La justicia no es solo más ética, sino más eficaz que matar

El pacifismo, la democracia y la aplicación de la justicia garantista no solo son éticamente superiores al pistolerismo de western, sino infinitamente más eficaces. Y los españoles con edad de tener conciencia lo sabemos por experiencia. Porque mientras se usó el terrorismo de Estado contra ETA, los terroristas pudieron decir que nosotros también matábamos, a miembros de la banda criminal e incluso a víctimas colaterales y eso hacía que parte de la sociedad civil vasca les justificara y amparara.

Destapar en la prensa la existencia de los GAL, juzgarlos, condenar y encarcelar al ministro José Barrionuevo y al secretario de Estado Rafael Vera fue clave para que la consigna de manifestaciones “¡Aquí estamos, nosotros no matamos!” fuera cierta, se supiera y, sin excusas, ETA desapareciera.

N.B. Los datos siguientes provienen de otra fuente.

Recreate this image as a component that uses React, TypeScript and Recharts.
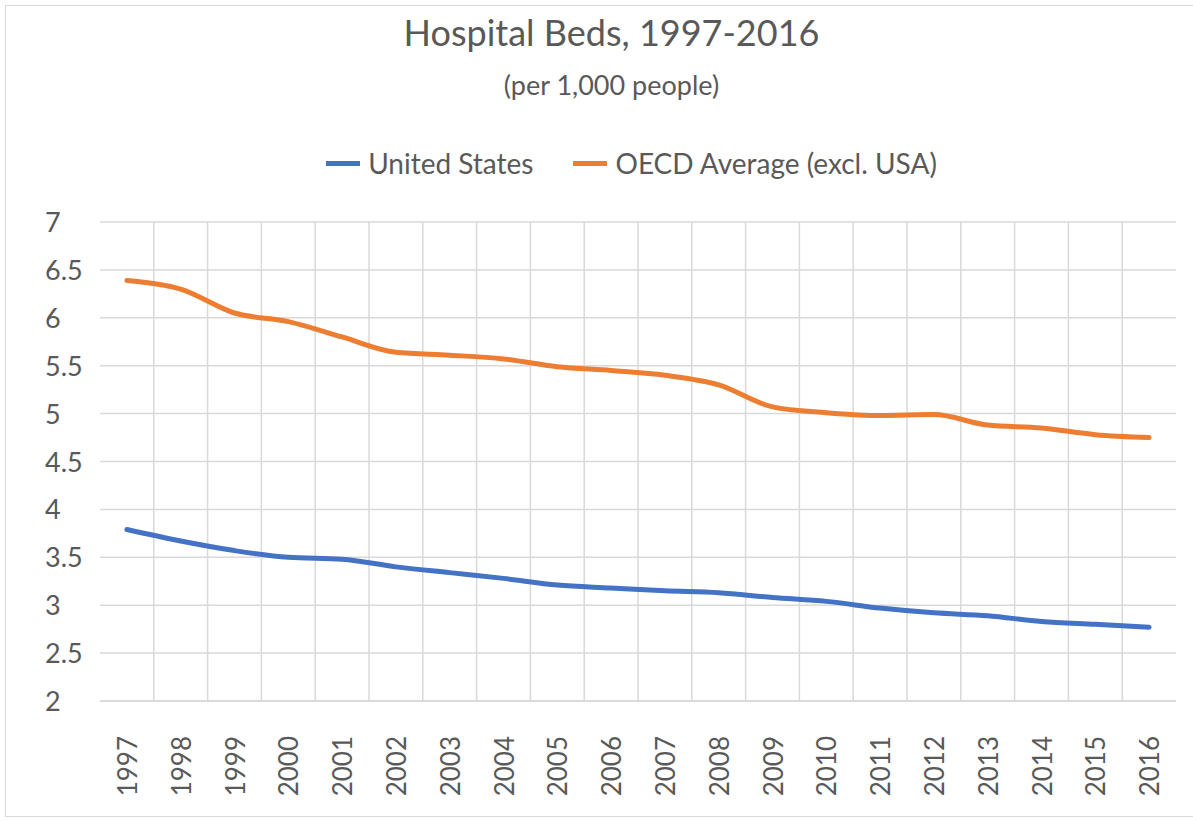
import React from "react";
import { LineChart, Line, XAxis, YAxis, CartesianGrid } from "recharts";

const years = [
  "1997", "1998", "1999", "2000", "2001", "2002", "2003", "2004", "2005", "2006",
  "2007", "2008", "2009", "2010", "2011", "2012", "2013", "2014", "2015", "2016",
];
const unitedStates = [
  3.79, 3.67, 3.57, 3.5, 3.48, 3.4, 3.34, 3.28, 3.21, 3.18,
  3.15, 3.13, 3.08, 3.04, 2.97, 2.92, 2.89, 2.83, 2.8, 2.77,
];
const oecdAverage = [
  6.39, 6.3, 6.05, 5.96, 5.8, 5.64, 5.61, 5.57, 5.49, 5.45,
  5.4, 5.3, 5.07, 5.01, 4.98, 4.99, 4.88, 4.85, 4.78, 4.75,
];
const yTicks = [2, 2.5, 3, 3.5, 4, 4.5, 5, 5.5, 6, 6.5, 7];

const series = [
  { key: "us", name: "United States", color: "#4472C4" },
  { key: "oecd", name: "OECD Average (excl. USA)", color: "#ED7D31" },
];

const data = years.map((year, i) => ({
  year,
  us: unitedStates[i],
  oecd: oecdAverage[i],
}));

const FONT = "Lato, 'Open Sans', sans-serif";
const TEXT = "#595959";

const YTick = ({ y, payload }: any) => (
  <text x={45} y={y} dy={10} textAnchor="start" fill={TEXT} fontSize={27} fontFamily={FONT}>
    {payload.value}
  </text>
);

const XTick = ({ x, y, payload }: any) => (
  <g transform={`translate(${x},${y + 27})`}>
    <text transform="rotate(-90)" textAnchor="end" dy={10} fill={TEXT} fontSize={26} fontFamily={FONT}>
      {payload.value}
    </text>
  </g>
);

export default function App() {
  return (
    <div
      style={{
        position: "absolute",
        left: 0,
        top: 0,
        width: 1193,
        height: 821,
        background: "#fff",
        fontFamily: FONT,
        overflow: "hidden",
      }}
    >
      <div
        style={{
          position: "absolute",
          left: 5,
          top: 5,
          width: 1200,
          height: 812,
          border: "1px solid #d9d9d9",
          boxSizing: "border-box",
        }}
      />
      <div
        style={{
          position: "absolute",
          top: 10,
          width: 1223,
          textAlign: "center",
          fontSize: 36,
          color: TEXT,
        }}
      >
        Hospital Beds, 1997-2016
      </div>
      <div
        style={{
          position: "absolute",
          top: 68,
          width: 1223,
          textAlign: "center",
          fontSize: 27,
          color: TEXT,
        }}
      >
        (per 1,000 people)
      </div>
      <div
        style={{
          position: "absolute",
          top: 146,
          width: 1263,
          display: "flex",
          justifyContent: "center",
          gap: 40,
          fontSize: 28,
          color: TEXT,
        }}
      >
        {series.map((s) => (
          <div key={s.key} style={{ display: "flex", alignItems: "center" }}>
            <span
              style={{
                display: "inline-block",
                width: 34,
                height: 5,
                background: s.color,
                marginRight: 8,
              }}
            />
            {s.name}
          </div>
        ))}
      </div>
      <div style={{ position: "absolute", left: 0, top: 0 }}>
        <LineChart
          width={1193}
          height={821}
          data={data}
          margin={{ top: 222, right: 17, bottom: 40, left: 40 }}
        >
          <CartesianGrid
            stroke="#d9d9d9"
            strokeWidth={1.5}
            verticalCoordinatesGenerator={({ offset }: any) =>
              years.slice(1).map((_, i) => offset.left + (offset.width * (i + 1)) / years.length)
            }
          />
          <XAxis
            dataKey="year"
            scale="band"
            height={80}
            axisLine={{ stroke: "#d9d9d9", strokeWidth: 1.5 }}
            tickLine={false}
            interval={0}
            tick={<XTick />}
          />
          <YAxis
            domain={[2, 7]}
            ticks={yTicks}
            width={60}
            axisLine={false}
            tickLine={false}
            tick={<YTick />}
            interval={0}
          />
          {series.map((s) => (
            <Line
              key={s.key}
              dataKey={s.key}
              name={s.name}
              type="monotone"
              stroke={s.color}
              strokeWidth={5}
              strokeLinecap="round"
              dot={false}
              isAnimationActive={false}
            />
          ))}
        </LineChart>
      </div>
    </div>
  );
}
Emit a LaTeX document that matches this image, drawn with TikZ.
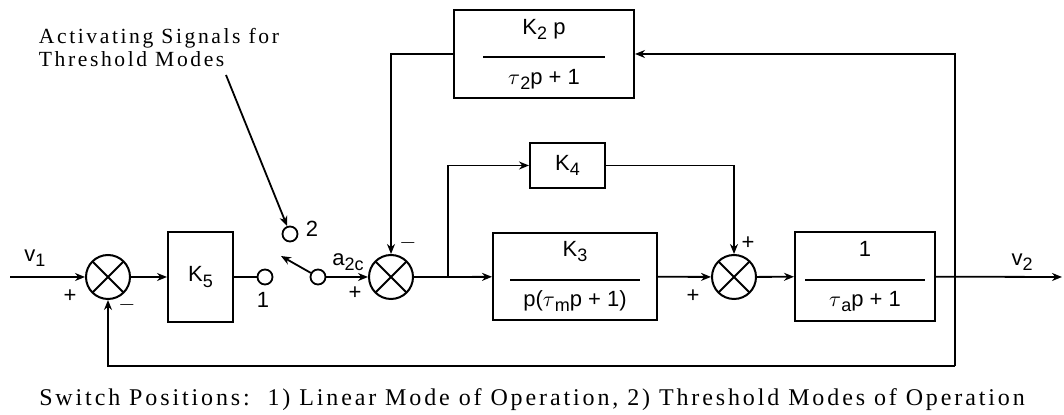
\documentclass[tikz,border=0pt]{standalone}
\usepackage{fontspec}
\setsansfont{Liberation Sans}
\newfontfamily\notefont[LetterSpace=12]{Liberation Serif}
\usetikzlibrary{arrows.meta,positioning,calc}
\newcommand{\lsub}[1]{\raisebox{-0.45ex}{\small #1}}
\newcommand{\blockfrac}[3]{\begin{tabular}{@{}c@{}}#1\\[-1pt]\rule{#3}{0.9pt}\\[0pt]#2\end{tabular}}

\begin{document}
\begin{tikzpicture}[x=0.5pt,y=-0.5pt,line width=0.9pt,
  block/.style={draw,line width=1pt,inner sep=0pt,font=\sffamily\fontsize{11}{13}\selectfont},
  sumnode/.style={draw,circle,minimum size=22pt,inner sep=0pt,line width=1pt,
    path picture={\draw[line width=1pt] (path picture bounding box.north west)--(path picture bounding box.south east)
      (path picture bounding box.north east)--(path picture bounding box.south west);}},
  contact/.style={draw,circle,minimum size=7.5pt,inner sep=0pt,line width=0.9pt},
  sign/.style={font=\sffamily\fontsize{11}{13}\selectfont,inner sep=0pt},
  arr/.style={-{Stealth[length=5pt,width=4pt]}}]
\useasboundingbox (0,0) rectangle (1064,415);
% forward path
\node[sumnode] (sum1) at (108,277) {};
\node[block,minimum width=32.5pt,minimum height=45pt] (k5) at (200.5,277) {K\lsub{5}};
\node[contact] (c1) at (265,277) {};
\node[contact] (c2) at (290,234) {};
\node[contact] (pole) at (318,277) {};
\node[sumnode] (sum2) at (391,277) {};
\node[block,minimum width=90pt,minimum height=44pt] (k2) at (544,54) {\blockfrac{K\lsub{2} p}{$\tau$\lsub{2}p + 1}{61pt}};
\node[block,minimum width=37.5pt,minimum height=22.5pt] (k4) at (567.5,165.5) {K\lsub{4}};
\node[block,minimum width=82pt,minimum height=43.5pt] (k3) at (575,276.5) {\blockfrac{K\lsub{3}}{p($\tau$\lsub{m}p + 1)}{65pt}};
\node[sumnode] (sum3) at (734,277) {};
\node[block,minimum width=70pt,minimum height=44.5pt] (ta) at (865,276.5) {\blockfrac{1}{$\tau$\lsub{a}p + 1}{60pt}};
\coordinate (vin) at (10,277);
\coordinate (br) at (448,277);
\coordinate (tap) at (955,277);
\coordinate (vout) at (1062,277);
\coordinate (bot) at (955,366);
\coordinate (swtip) at (281,256);
\coordinate (notefoot) at (226,75);
% connectors
\draw[arr] (vin) -- (sum1);
\draw[arr] (sum1) -- (k5);
\draw (k5) -- (c1);
\draw[arr] (pole) -- (swtip);
\draw[arr] (pole) -- (sum2);
\draw (sum2) -- (br);
\draw[arr] (br) -- (k3);
\draw[arr] (br) |- (k4);
\draw[arr] (k4) -| (sum3);
\draw[arr] (k3) -- (sum3);
\draw[arr] (sum3) -- (ta);
\draw[arr] (ta) -- (vout);
\draw[arr] (tap) |- (k2);
\draw (tap) -- (bot);
\draw[arr] (bot) -| (sum1);
\draw[arr] (k2) -| (sum2);
% signs and labels
\node[sign] (v1) at (35,258) {v\lsub{1}};
\node[sign] (v2) at (1022,262) {v\lsub{2}};
\node[sign] (p1) at (70,296) {+};
\node[sign] (m1) at (127,305) {$-$};
\node[sign] (p2) at (355,293) {+};
\node[sign] (m2) at (408,243) {$-$};
\node[sign] (p3) at (748,243) {+};
\node[sign] (p4) at (693,296) {+};
\node[sign] (n1) at (263,300) {1};
\node[sign] (n2) at (312,229) {2};
\node[sign] (a2c) at (348,262) {a\lsub{2c}};
\node[font=\notefont\fontsize{10.8}{11.5}\selectfont,align=left,anchor=north west,inner sep=0pt] (note) at (38,27) {Activating Signals for\\Threshold Modes};
\draw[arr] (notefoot) -- (c2.110);
\node[font=\notefont\fontsize{12}{14}\selectfont,inner sep=0pt] (caption) at (532,400) {Switch Positions:\ \ 1) Linear Mode of Operation, 2) Threshold Modes of Operation};
\end{tikzpicture}
\end{document}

Las ideas no se condenan. Los delitos se juzgan y si se prueban no se castigan con bombas lapa sino con penas que respetan la dignidad humana. Si no creemos con firmeza en estos pilares democráticos, nuestro sistema de garantías se tambaleará.

Por más abyectas que ideas o palabras nos parezcan, estas no se condenan, sino los actos delictivos. Castigar estos con bombas lapa contra sus autores o familiares es injustificable. Si no creemos profundamente en ello, si no lo defendemos con firmeza encabezados por las asociaciones de juristas y profesores de Derecho cuyas voces tanto echo de menos, la ley del explosivo podrá llevarse a culpables e inocentes por delante.

Fue lo que pasó en los 60 con tantos admirables líderes de las independencias africanas –el congoleño Patrice Lumumba, el burkinés Thomas Sankara…– que estorbaban a Occidente para seguir expoliando África. Si los occidentales no cumplimos estándares muy básicos de democracia, acusar a otros de fascistas autoritarios serán hipócritas palabras vanas.

Como hipócrita sería que en su reunión en Praga estos días la UE pueda decidir, como alerta en este análisis Monika Zgustova, negar visados a cualquier ruso incluidos los demócratas a los que el régimen opresor de Putin quiere aplastar. Ojalá apliquemos los valores que proclamamos.